_THE EXERCISE_:
Take the listing from its first line through the line that contains "143.6, 155.5, 167.6, 173.4, 179.6, 185.6];" and please retype those lines exactly, leaving out the pictures.

::::::

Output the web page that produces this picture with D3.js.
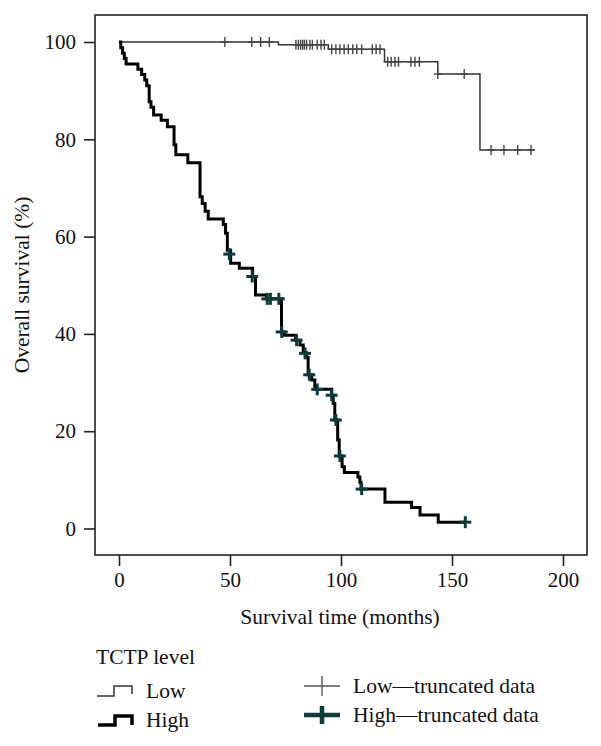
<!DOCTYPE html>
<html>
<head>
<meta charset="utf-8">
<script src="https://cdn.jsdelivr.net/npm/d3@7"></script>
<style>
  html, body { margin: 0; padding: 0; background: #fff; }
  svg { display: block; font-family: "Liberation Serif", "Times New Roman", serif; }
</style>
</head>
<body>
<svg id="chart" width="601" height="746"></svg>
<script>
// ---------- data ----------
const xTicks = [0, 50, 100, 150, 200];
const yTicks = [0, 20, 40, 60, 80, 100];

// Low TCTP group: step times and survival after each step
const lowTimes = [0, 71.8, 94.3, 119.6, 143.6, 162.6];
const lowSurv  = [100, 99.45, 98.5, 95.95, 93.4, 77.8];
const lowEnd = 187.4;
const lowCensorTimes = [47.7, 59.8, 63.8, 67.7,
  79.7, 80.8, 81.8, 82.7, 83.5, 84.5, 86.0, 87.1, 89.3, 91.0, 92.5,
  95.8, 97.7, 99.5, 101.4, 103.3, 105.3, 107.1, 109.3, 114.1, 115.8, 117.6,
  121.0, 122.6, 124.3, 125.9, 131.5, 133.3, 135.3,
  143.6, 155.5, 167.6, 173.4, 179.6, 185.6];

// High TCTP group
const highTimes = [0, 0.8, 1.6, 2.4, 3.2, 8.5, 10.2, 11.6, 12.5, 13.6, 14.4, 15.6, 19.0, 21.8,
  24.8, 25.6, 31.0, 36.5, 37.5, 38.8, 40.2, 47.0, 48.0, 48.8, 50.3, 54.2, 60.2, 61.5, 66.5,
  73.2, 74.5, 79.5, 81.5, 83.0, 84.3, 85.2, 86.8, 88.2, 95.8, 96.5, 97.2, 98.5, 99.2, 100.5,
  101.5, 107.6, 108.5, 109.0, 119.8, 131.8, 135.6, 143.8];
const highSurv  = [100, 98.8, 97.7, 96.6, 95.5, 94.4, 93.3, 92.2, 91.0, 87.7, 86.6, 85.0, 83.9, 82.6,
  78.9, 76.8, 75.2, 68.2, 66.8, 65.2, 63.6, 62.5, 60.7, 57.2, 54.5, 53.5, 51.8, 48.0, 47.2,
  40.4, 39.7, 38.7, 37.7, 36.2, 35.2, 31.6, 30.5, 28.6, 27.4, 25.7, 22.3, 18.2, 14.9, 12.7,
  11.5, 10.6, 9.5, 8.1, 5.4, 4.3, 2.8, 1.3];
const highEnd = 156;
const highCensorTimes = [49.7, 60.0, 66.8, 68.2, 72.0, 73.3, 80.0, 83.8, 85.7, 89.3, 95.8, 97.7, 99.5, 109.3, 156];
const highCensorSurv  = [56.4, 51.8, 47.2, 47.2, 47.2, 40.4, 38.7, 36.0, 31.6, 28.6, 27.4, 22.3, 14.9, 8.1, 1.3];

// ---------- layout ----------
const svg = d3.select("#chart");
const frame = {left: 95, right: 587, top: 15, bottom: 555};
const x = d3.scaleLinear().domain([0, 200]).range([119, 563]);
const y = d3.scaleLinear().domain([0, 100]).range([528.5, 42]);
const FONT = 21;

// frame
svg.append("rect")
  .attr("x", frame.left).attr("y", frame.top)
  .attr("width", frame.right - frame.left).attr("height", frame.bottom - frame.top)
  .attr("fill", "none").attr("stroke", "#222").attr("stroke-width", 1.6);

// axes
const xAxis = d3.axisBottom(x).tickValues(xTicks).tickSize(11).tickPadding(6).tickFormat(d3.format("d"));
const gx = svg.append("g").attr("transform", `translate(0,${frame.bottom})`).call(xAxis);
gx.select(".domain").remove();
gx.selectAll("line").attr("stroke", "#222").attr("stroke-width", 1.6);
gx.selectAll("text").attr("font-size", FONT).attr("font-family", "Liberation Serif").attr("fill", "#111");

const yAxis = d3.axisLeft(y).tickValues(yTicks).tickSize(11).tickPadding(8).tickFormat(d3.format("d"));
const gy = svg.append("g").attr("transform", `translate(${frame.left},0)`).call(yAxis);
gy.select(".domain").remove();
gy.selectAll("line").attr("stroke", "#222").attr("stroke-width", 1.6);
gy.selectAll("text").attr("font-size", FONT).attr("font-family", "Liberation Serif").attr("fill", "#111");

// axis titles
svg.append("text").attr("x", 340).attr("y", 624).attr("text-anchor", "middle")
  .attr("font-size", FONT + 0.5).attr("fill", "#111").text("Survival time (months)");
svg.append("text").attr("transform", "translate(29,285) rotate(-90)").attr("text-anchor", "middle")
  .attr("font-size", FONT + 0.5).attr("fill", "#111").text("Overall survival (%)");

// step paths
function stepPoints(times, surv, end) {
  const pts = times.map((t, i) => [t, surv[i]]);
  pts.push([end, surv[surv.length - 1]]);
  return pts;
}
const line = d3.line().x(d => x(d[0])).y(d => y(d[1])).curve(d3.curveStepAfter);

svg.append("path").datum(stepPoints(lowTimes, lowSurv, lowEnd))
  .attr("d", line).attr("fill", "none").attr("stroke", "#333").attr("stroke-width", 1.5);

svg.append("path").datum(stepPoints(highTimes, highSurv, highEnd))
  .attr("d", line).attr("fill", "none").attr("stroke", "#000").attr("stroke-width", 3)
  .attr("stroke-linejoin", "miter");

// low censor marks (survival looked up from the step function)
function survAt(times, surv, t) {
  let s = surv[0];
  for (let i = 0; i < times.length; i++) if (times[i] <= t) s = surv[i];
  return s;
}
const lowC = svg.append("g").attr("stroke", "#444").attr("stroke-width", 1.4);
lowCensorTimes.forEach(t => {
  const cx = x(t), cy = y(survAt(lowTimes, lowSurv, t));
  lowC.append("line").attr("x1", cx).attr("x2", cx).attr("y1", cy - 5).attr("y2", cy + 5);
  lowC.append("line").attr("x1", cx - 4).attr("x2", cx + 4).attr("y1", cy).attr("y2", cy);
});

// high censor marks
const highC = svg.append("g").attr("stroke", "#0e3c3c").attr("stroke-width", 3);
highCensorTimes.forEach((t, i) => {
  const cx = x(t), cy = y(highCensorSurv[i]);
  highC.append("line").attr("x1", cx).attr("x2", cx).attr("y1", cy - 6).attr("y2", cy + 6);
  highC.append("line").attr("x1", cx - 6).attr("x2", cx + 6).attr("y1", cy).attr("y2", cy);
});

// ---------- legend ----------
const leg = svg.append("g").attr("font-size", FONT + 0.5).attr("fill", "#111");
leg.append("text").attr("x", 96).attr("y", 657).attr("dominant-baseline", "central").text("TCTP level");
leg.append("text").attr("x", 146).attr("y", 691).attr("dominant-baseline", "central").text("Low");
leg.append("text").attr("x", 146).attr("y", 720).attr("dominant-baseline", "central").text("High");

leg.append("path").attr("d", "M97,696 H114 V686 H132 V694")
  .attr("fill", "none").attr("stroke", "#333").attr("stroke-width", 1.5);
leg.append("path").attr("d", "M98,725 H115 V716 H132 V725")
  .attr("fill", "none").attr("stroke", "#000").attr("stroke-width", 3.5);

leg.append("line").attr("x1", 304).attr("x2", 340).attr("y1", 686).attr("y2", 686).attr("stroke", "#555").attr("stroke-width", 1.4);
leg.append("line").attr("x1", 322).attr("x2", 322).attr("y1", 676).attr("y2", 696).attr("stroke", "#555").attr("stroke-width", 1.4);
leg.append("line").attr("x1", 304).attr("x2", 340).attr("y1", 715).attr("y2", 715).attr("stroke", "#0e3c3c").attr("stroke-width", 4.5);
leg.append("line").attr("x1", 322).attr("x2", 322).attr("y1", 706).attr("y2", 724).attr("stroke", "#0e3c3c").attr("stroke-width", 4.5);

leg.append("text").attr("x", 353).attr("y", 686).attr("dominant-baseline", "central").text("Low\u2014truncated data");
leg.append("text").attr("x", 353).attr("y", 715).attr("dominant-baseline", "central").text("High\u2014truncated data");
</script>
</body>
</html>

::::::

_TASK ANSWER_:
Output the web page that produces this picture with D3.js.
<!DOCTYPE html>
<html>
<head>
<meta charset="utf-8">
<script src="https://cdn.jsdelivr.net/npm/d3@7"></script>
<style>
  html, body { margin: 0; padding: 0; background: #fff; }
  svg { display: block; font-family: "Liberation Serif", "Times New Roman", serif; }
</style>
</head>
<body>
<svg id="chart" width="601" height="746"></svg>
<script>
// ---------- data ----------
const xTicks = [0, 50, 100, 150, 200];
const yTicks = [0, 20, 40, 60, 80, 100];

// Low TCTP group: step times and survival after each step
const lowTimes = [0, 71.8, 94.3, 119.6, 143.6, 162.6];
const lowSurv  = [100, 99.45, 98.5, 95.95, 93.4, 77.8];
const lowEnd = 187.4;
const lowCensorTimes = [47.7, 59.8, 63.8, 67.7,
  79.7, 80.8, 81.8, 82.7, 83.5, 84.5, 86.0, 87.1, 89.3, 91.0, 92.5,
  95.8, 97.7, 99.5, 101.4, 103.3, 105.3, 107.1, 109.3, 114.1, 115.8, 117.6,
  121.0, 122.6, 124.3, 125.9, 131.5, 133.3, 135.3,
  143.6, 155.5, 167.6, 173.4, 179.6, 185.6];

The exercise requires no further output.